TASK STATEMENT: In the data that follows, count the lines in which the word "this" occurs, and report that figure alone.

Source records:
——
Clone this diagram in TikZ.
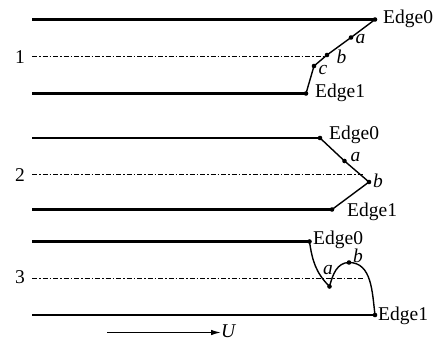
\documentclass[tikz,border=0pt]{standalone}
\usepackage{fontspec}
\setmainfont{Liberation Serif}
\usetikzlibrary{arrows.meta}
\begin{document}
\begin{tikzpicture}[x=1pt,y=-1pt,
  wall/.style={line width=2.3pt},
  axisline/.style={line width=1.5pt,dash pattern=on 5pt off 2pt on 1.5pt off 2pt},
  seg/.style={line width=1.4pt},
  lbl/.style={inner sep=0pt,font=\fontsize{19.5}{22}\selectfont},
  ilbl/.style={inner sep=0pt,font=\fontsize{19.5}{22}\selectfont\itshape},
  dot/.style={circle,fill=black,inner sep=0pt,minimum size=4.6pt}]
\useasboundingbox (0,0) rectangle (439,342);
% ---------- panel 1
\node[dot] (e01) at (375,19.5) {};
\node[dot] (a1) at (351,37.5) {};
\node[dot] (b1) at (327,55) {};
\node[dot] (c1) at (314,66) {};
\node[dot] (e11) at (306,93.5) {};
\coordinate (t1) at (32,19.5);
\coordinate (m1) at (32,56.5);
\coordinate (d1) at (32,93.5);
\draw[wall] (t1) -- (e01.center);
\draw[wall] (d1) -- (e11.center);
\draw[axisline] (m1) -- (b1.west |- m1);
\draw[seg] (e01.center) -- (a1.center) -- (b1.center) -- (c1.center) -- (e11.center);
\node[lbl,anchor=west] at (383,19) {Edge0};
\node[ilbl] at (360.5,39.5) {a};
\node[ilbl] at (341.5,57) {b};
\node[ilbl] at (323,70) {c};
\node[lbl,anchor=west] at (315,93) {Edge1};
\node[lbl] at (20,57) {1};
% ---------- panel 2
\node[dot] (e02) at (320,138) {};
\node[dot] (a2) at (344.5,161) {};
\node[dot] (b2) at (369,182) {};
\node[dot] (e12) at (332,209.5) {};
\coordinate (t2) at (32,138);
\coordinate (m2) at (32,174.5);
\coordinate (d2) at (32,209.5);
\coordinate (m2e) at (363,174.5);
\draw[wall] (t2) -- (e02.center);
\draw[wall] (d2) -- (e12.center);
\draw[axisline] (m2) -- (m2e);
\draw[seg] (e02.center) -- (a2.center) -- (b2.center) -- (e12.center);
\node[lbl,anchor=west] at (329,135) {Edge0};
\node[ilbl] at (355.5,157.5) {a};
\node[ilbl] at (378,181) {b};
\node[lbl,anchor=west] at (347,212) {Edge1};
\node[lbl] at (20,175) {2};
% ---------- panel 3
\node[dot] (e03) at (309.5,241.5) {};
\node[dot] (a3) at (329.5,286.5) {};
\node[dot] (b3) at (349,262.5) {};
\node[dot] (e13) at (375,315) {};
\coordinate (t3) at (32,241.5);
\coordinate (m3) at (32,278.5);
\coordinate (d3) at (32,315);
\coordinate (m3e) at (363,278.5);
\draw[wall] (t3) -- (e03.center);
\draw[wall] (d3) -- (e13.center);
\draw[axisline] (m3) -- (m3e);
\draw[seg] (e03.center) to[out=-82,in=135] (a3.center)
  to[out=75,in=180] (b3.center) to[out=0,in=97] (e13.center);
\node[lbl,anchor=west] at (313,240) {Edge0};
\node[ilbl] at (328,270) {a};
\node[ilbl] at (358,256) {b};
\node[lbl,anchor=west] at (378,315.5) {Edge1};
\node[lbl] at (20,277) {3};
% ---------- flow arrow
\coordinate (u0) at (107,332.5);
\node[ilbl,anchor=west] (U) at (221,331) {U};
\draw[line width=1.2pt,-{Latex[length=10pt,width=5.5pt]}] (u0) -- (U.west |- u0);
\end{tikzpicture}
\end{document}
——
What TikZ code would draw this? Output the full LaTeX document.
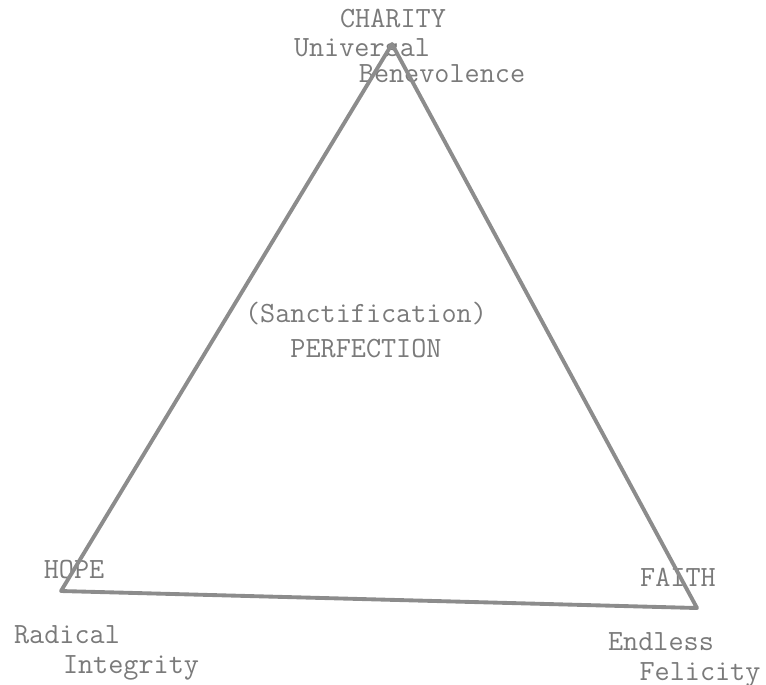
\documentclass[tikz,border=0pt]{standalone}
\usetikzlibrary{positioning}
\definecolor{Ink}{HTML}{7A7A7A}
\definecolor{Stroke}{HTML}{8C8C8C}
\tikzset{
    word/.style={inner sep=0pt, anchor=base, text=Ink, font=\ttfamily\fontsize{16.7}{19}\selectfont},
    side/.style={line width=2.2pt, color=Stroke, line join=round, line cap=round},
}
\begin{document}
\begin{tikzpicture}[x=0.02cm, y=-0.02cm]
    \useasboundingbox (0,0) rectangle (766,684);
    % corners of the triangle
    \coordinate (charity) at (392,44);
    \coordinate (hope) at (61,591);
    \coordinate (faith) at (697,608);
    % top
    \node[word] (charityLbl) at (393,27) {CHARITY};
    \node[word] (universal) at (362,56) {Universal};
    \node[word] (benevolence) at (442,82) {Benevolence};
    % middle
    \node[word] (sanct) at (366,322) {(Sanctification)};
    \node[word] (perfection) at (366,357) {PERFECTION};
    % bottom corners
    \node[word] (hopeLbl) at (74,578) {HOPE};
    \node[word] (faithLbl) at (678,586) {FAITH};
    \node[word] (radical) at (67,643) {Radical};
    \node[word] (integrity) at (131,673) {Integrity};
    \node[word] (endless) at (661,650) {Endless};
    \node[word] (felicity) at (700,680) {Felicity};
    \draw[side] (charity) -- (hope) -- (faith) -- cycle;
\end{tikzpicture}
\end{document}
——
RESULT: 2